Points 3.a through 3.c from the Guide-level explanation section above are addressed in the Unresolved questions section below.
There is no drawback envisioned in promoting the Rust aarch64-unknown-linux-gnu to Tier-1.
Given the narrative above, it is the opinion of the author that it would now be tactically sound to promote aarch64-unknown-linux-gnu to Tier-1.
Inclusion in the Tier-1 category is very likely to be a self sustaining action in that it will promote increased scrutiny with increasing quality as a return. With that return, interest in Rust will grow further both in the AArch64 context and even more generally.
Anecdotally, not having the Tier-1 'badge' has been seen to become an obstacle to increasing mindshare in Rust for this target. Organisations tend to associate a Tier-1 categorisation with better quality, suitability for key projects, longevity etc.
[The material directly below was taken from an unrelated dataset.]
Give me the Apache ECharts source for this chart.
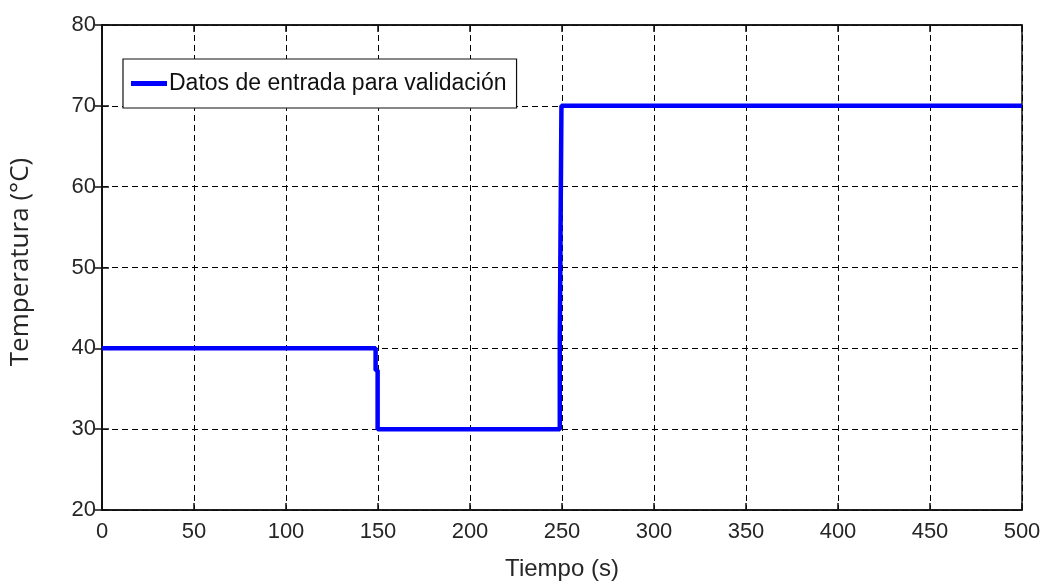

With a reasonably justified Tier-1 badge in place, the likelihood is that such organisations will tend to promote the use of Rust in production.
As such there is no substantially robust reason to not proceed with promoting aarch64-unknown-linux-gnu to Tier-1.
Existing Tier-1 targets represent prior-art.
It is appropriate to call out that no non i686 or x86_64 based target has ever been promoted to Tier-1. The fact that those targets have intrinsically supported self hosted development has arguably been a primary reason for their maturity.
The aarch64-unknown-linux-gnu target is therefore somewhat uncharted territory.
However, as emphasised in the narrative thus far, the aarch64-unknown-linux-gnu target now exhibits the properties required by a Tier-1 target as per the target tier policy.
No unresolved questions or issues remain.
As the first non i686 and non x86_64 target to be considered for promotion to Tier-1, the aarch64-unknown-linux-gnu target will likely set a precedent for other AArch64 and non-AArch64 targets to follow in the future.